Imagine we have two tables, creations and creation_metadata. id of creations table is foreign key of creation_metadata table. They should be one-to-one relation but actually, records in creations table might not have a corresponding row in creation_metadata table.
We want to fix this problem and also move some data from creations table to creation_metadata table.
Before continuing, let’s make the target clear. What we want is
- Avoid inserting with existing creation_id in target table.
- Update value for those existing ones.
UPSERT command lands on PostgreSQL!
What a wonderful thing when we need to deal with the problem above. Command looks like below.
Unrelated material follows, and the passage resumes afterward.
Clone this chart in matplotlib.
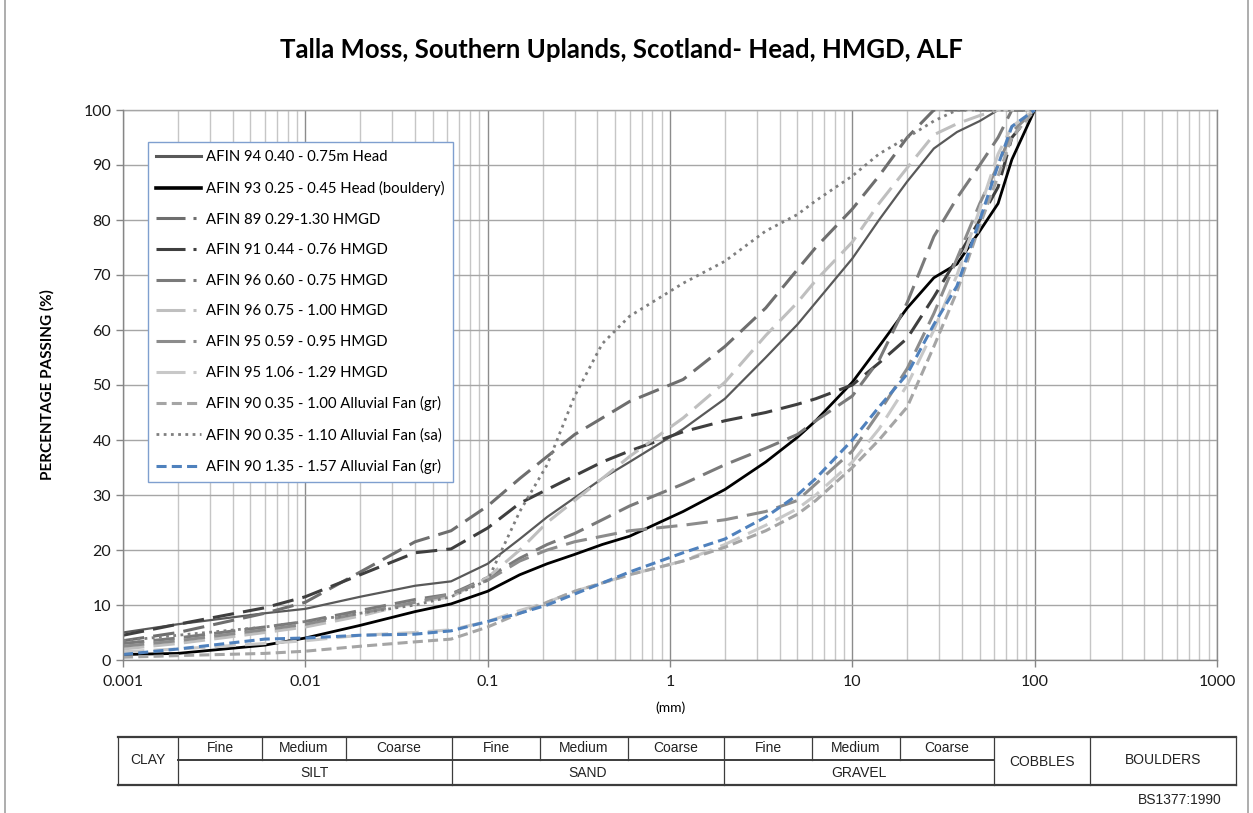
import matplotlib
matplotlib.use("Agg")
import matplotlib.pyplot as plt
from matplotlib.lines import Line2D
from matplotlib.ticker import LogLocator, FixedLocator, NullFormatter

plt.rcParams['font.family'] = ['Lato', 'DejaVu Sans']

# ---- particle size distribution data -------------------------------------
sizes_mm = [0.001, 0.002, 0.006, 0.01, 0.02, 0.04, 0.063, 0.1, 0.15, 0.212,
            0.3, 0.425, 0.6, 1.18, 2, 3.35, 5, 6.3, 10, 14, 20, 28, 37.5, 50,
            63, 75, 100]

afin94_head = [5.0, 6.5, 8.5, 9.3, 11.5, 13.5, 14.3, 17.5, 22, 26, 29.5, 33, 36,
               42, 47.5, 55, 61, 65, 73, 80, 87, 93, 96, 98, 100, 100, 100]
afin93_head = [1.0, 1.2, 2.7, 4.0, 6.3, 8.8, 10.2, 12.5, 15.5, 17.5, 19.2, 21,
               22.5, 27, 31, 36, 40.5, 43.5, 50.5, 57, 64, 69.5, 72, 78, 83, 91, 100]
afin89_hmgd = [3.5, 5.0, 8.5, 10.5, 16, 21.5, 23.5, 28, 33, 37, 41, 44, 47, 51,
               57, 64, 71, 75, 82, 88, 95, 100, 100, 100, 100, 100, 100]
afin91_hmgd = [4.5, 6.5, 9.5, 11.5, 15.5, 19.5, 20.2, 24, 28.5, 31, 33.5, 36, 38,
               41.5, 43.5, 45, 46.5, 47.5, 50, 54, 58.5, 66, 73, 80, 86, 95, 100]
afin96a_hmgd = [3.0, 4.0, 6.0, 7.0, 9.0, 11, 12, 15, 18.5, 21, 23, 25.5, 28, 32,
                35.5, 38.5, 41, 43.5, 48, 54.5, 65, 77, 84, 90, 95, 100, 100]
afin96b_hmgd = [2.0, 3.0, 5.0, 6.0, 8.0, 10.5, 11.5, 15, 20, 25, 29, 33, 37, 44,
                50.5, 59, 65, 69, 76, 83, 89.5, 95.5, 97.5, 99, 100, 100, 100]
afin95a_hmgd = [2.5, 3.5, 5.5, 6.5, 8.5, 10.5, 12, 14.5, 18, 20, 21.5, 22.5, 23.5,
                24.5, 25.5, 27, 29, 32, 38, 45, 53, 63, 73, 83, 90, 96, 100]
afin95b_hmgd = [1.5, 2.0, 3.0, 3.5, 4.5, 5.0, 5.5, 7, 9, 10.5, 12.5, 14, 15.5, 18,
                21, 24.5, 27.5, 30, 36, 42, 50, 60, 70, 82, 92, 97, 100]
afin90a_alf = [0.5, 0.8, 1.2, 1.6, 2.5, 3.3, 3.8, 6, 8.5, 10.5, 12.5, 14, 15.5,
               18, 20.5, 23.5, 26.5, 29, 35, 40, 46, 57, 67, 79, 88, 95, 100]
afin90b_alf = [3.5, 4.5, 6, 7, 8.5, 10, 11.5, 14.5, 27, 35.5, 48, 57.5, 62.5,
               68.5, 72.5, 78, 81, 83.5, 88, 92, 95, 98, 100, 100, 100, 100, 100]
afin90c_alf = [1.0, 2.0, 3.8, 4.0, 4.5, 4.7, 5.3, 7, 8.5, 10, 12, 14, 16, 19.5,
               22, 26, 30, 33, 40, 46, 52, 61, 68, 80, 90, 97, 100]

labels = ["AFIN 94 0.40 - 0.75m Head",
          "AFIN 93 0.25 - 0.45 Head (bouldery)",
          "AFIN 89 0.29-1.30 HMGD",
          "AFIN 91 0.44 - 0.76 HMGD",
          "AFIN 96 0.60 - 0.75 HMGD",
          "AFIN 96 0.75 - 1.00 HMGD",
          "AFIN 95 0.59 - 0.95 HMGD",
          "AFIN 95 1.06 - 1.29 HMGD",
          "AFIN 90 0.35 - 1.00 Alluvial Fan (gr)",
          "AFIN 90 0.35 - 1.10 Alluvial Fan (sa)",
          "AFIN 90 1.35 - 1.57 Alluvial Fan (gr)"]

x_ticks = [0.001, 0.01, 0.1, 1, 10, 100, 1000]
x_tick_labels = ["0.001", "0.01", "0.1", "1", "10", "100", "1000"]
y_ticks = list(range(0, 101, 10))

zone_top = ["Fine", "Medium", "Coarse", "Fine", "Medium", "Coarse",
            "Fine", "Medium", "Coarse"]
zone_groups = ["SILT", "SAND", "GRAVEL"]

# ---- line styles -----------------------------------------------------------
LONG = (7, 3)
SHORT = (3.3, 1.7)
DOT = (1, 1.6)
styles = [
    dict(color="#595959", lw=1.6, solid=True),
    dict(color="#000000", lw=2.0, solid=True),
    dict(color="#6e6e6e", lw=2.2, dashes=LONG),
    dict(color="#3f3f3f", lw=2.2, dashes=LONG),
    dict(color="#7a7a7a", lw=2.2, dashes=LONG),
    dict(color="#bfbfbf", lw=2.2, dashes=LONG),
    dict(color="#8c8c8c", lw=2.2, dashes=LONG),
    dict(color="#c8c8c8", lw=2.2, dashes=LONG),
    dict(color="#a5a5a5", lw=2.2, dashes=SHORT),
    dict(color="#7f7f7f", lw=2.0, dashes=DOT),
    dict(color="#4f81bd", lw=2.2, dashes=SHORT),
]
series = [afin94_head, afin93_head, afin89_hmgd, afin91_hmgd, afin96a_hmgd,
          afin96b_hmgd, afin95a_hmgd, afin95b_hmgd, afin90a_alf, afin90b_alf,
          afin90c_alf]

W, H = 1253, 813
fig = plt.figure(figsize=(W / 100, H / 100), dpi=100)
ax = fig.add_axes([123 / W, 1 - 660 / H, (1217 - 123) / W, 550 / H])

for vals, st in zip(series, styles):
    kw = dict(color=st["color"], lw=st["lw"], solid_joinstyle="round")
    if "dashes" in st:
        kw["dashes"] = st["dashes"]
        kw["dash_capstyle"] = "butt"
    ax.plot(sizes_mm, vals, **kw)

ax.set_xscale("log")
ax.set_xlim(0.001, 1000)
ax.set_ylim(0, 100)
ax.xaxis.set_major_locator(FixedLocator(x_ticks))
ax.set_xticklabels(x_tick_labels)
ax.xaxis.set_minor_locator(LogLocator(base=10, subs=range(2, 10), numticks=20))
ax.xaxis.set_minor_formatter(NullFormatter())
ax.set_yticks(y_ticks)

ax.grid(True, which="major", axis="x", color="#8c8c8c", lw=1.0)
ax.grid(True, which="minor", axis="x", color="#c6c6c6", lw=1.0)
ax.grid(True, which="major", axis="y", color="#a6a6a6", lw=1.0)
ax.set_axisbelow(True)
for side in ("top", "right"):
    ax.spines[side].set_visible(False)
for side in ("left", "bottom"):
    ax.spines[side].set_color("#868686")
    ax.spines[side].set_linewidth(1.0)
ax.axhline(100, color="#a6a6a6", lw=1.0, clip_on=False, zorder=0.5)
ax.axvline(1000, color="#8c8c8c", lw=1.0, clip_on=False, zorder=0.5)
ax.tick_params(axis="both", which="major", length=5, color="#868686",
               labelsize=11.5, labelcolor="#1a1a1a", width=1.0)
ax.tick_params(axis="x", which="minor", length=0)
ax.tick_params(axis="x", pad=6)

fig.text(47 / W, 1 - 385 / H, "PERCENTAGE PASSING (%)", rotation=90,
         ha="center", va="center", fontsize=11, fontweight="bold")
fig.text(670 / W, 1 - 708 / H, "(mm)", ha="center", va="center", fontsize=10)
fig.text(621 / W, 1 - 50 / H,
         "Talla Moss, Southern Uplands, Scotland- Head, HMGD, ALF",
         ha="center", va="center", fontsize=18.5, fontweight="bold")

# ---- legend ---------------------------------------------------------------
handles = []
for st in styles:
    if st.get("solid"):
        h = Line2D([], [], color=st["color"], lw=st["lw"] + 0.6)
    elif st.get("dashes") == LONG:
        h = Line2D([], [], color=st["color"], lw=st["lw"],
                   dashes=(9.5, 2.6, 1.0, 20))
    else:
        h = Line2D([], [], color=st["color"], lw=st["lw"], dashes=st["dashes"])
    handles.append(h)
leg = ax.legend(handles, labels, loc="upper left",
                bbox_to_anchor=(148 / W, 1 - 142 / H),
                bbox_transform=fig.transFigure, fontsize=10.7,
                handlelength=3.0, handletextpad=0.35, labelspacing=1.12,
                borderpad=0.55, borderaxespad=0, fancybox=False, framealpha=1)
leg.get_frame().set_edgecolor("#7f9fcf")
leg.get_frame().set_linewidth(1.0)

# ---- BS1377 classification strip -------------------------------------------
ov = fig.add_axes([0, 0, 1, 1], zorder=5)
ov.set_xlim(0, W)
ov.set_ylim(H, 0)
ov.axis("off")
ov.plot([5, 5], [0, H], color="#a0a0a0", lw=1.2)
ov.plot([1248, 1248], [0, H], color="#a0a0a0", lw=1.2)
tl, tr, tt, tm, tb = 118, 1236, 737, 760, 785
edge = "#3c3c3c"
ov.plot([tl, tr], [tt, tt], color=edge, lw=1.6)
ov.plot([tl, tr], [tb, tb], color=edge, lw=1.6)
ov.plot([178, 994], [tm, tm], color=edge, lw=1.4)
for xv in (tl, 178, 452, 724, 994, 1090, tr):
    ov.plot([xv, xv], [tt, tb], color=edge, lw=0.9)
for xv in (262, 346, 540, 628, 812, 900):
    ov.plot([xv, xv], [tt, tm], color=edge, lw=0.9)
tfam = ["Liberation Sans Narrow", "Liberation Sans"]
sub_edges = [178, 262, 346, 452, 540, 628, 724, 812, 900, 994]
for i, name in enumerate(zone_top):
    ov.text((sub_edges[i] + sub_edges[i + 1]) / 2, 748, name, ha="center",
            va="center", fontsize=10, family=tfam, color="#222222")
grp_edges = [178, 452, 724, 994]
for i, name in enumerate(zone_groups):
    ov.text((grp_edges[i] + grp_edges[i + 1]) / 2, 773, name, ha="center",
            va="center", fontsize=10, family=tfam, color="#222222")
ov.text((tl + 178) / 2, 760, "CLAY", ha="center", va="center", fontsize=10,
        family=tfam, color="#222222")
ov.text((994 + 1090) / 2, 762, "COBBLES", ha="center", va="center",
        fontsize=10, family=tfam, color="#222222")
ov.text((1090 + tr) / 2, 760, "BOULDERS", ha="center", va="center",
        fontsize=10, family=tfam, color="#222222")
ov.text(1222, 800, "BS1377:1990", ha="right", va="center", fontsize=10,
        family=tfam, color="#222222")

fig.savefig("out.png", dpi=100)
INSERT INTO creation_metadata (creation_id, category) SELECT id, type FROM creations ON CONFLICT DO UPDATE SET category = EXCLUDED.type;
You can check the syntax here.
As you see, UPSERT in PostgreSQL is an extended clause for INSERT. Since “creation_id“ is unique in target table, insertion would fail for existing records and fall into ON CONFLICT clause. In the sample above, we do update for conflictions.
I’m afraid you cannot use UPSERT if your PostgreSQL is 9.4 or earlier. Good news is that there are approaches.
Let’s list the steps.
- Get those rows needs move.
- Update for existing ones.
- Lastly, insert new rows.
Use WITH query (Common Table Expression)
WITH query can help to get result that can be referenced in the main query. So we can still have a command to make the goal.
WITH creations_need_move AS ( SELECT id, type FROM creations WHERE type IS NOT NULL ), update_existing_metadata AS ( UPDATE creation_metadata (creation_id, category) SET category = source.type FROM creations_need_move source WHERE creation_id = source.id RETURNING creation_metadata.* ) INSERT INTO creation_metadata (creation_id, category) SELECT id, type FROM creations_need_move WHERE NOT EXISTING ( SELECT 1 FROM update_existing_metadata up WHERE up.creation_id = creations_need_move.id )
Another way is to define new function in PostgreSQL which gives a more straightforward point of view when reading the code.
CREATE OR REPLACE FUNCTION upsert(target_id INT, type_value TEXT) RETURNS VOID AS $$ BEGIN -- Try update first UPDATE creation_metadata SET category = type_value WHERE creation_id = target_id; -- Return if UPDATE command runs successfully IF FOUND THEN RETURN; END IF; -- Since there's no record in creation_metada -- We then add new row with INSERT command INSERT INTO creation_metadata (creation_id, category) VALUES (target_id, type_value); END;co $$ LANGUAGE 'plpgsql'; SELECT upsert(id, type) FROM creations WHERE type IS NOT NULL
Relational database performs better when queries are straightforward. We also care about atomic operation and race condition during the process. Two approaches above do loops and this may make the performance worse. Further, they might overwrite the rows comes with new application code.
INSERT with LEFT JOIN
INSERT INTO creation_metadata (creation_id, category) SELECT creations.id, creations.type FROM creations LEFT JOIN creation_metadata ON creations.id = creation_metadata.creation_id WHERE creations.type IS NOT NULL AND creation_metadata.category IS NULL
The idea here is we actually want the result to be one-to-one relation among two tables and LEFT JOIN helps us to get the full results for it. Moreover, we can know which record has no relation in another table. The best part is this is a single query and only take effect ONCE!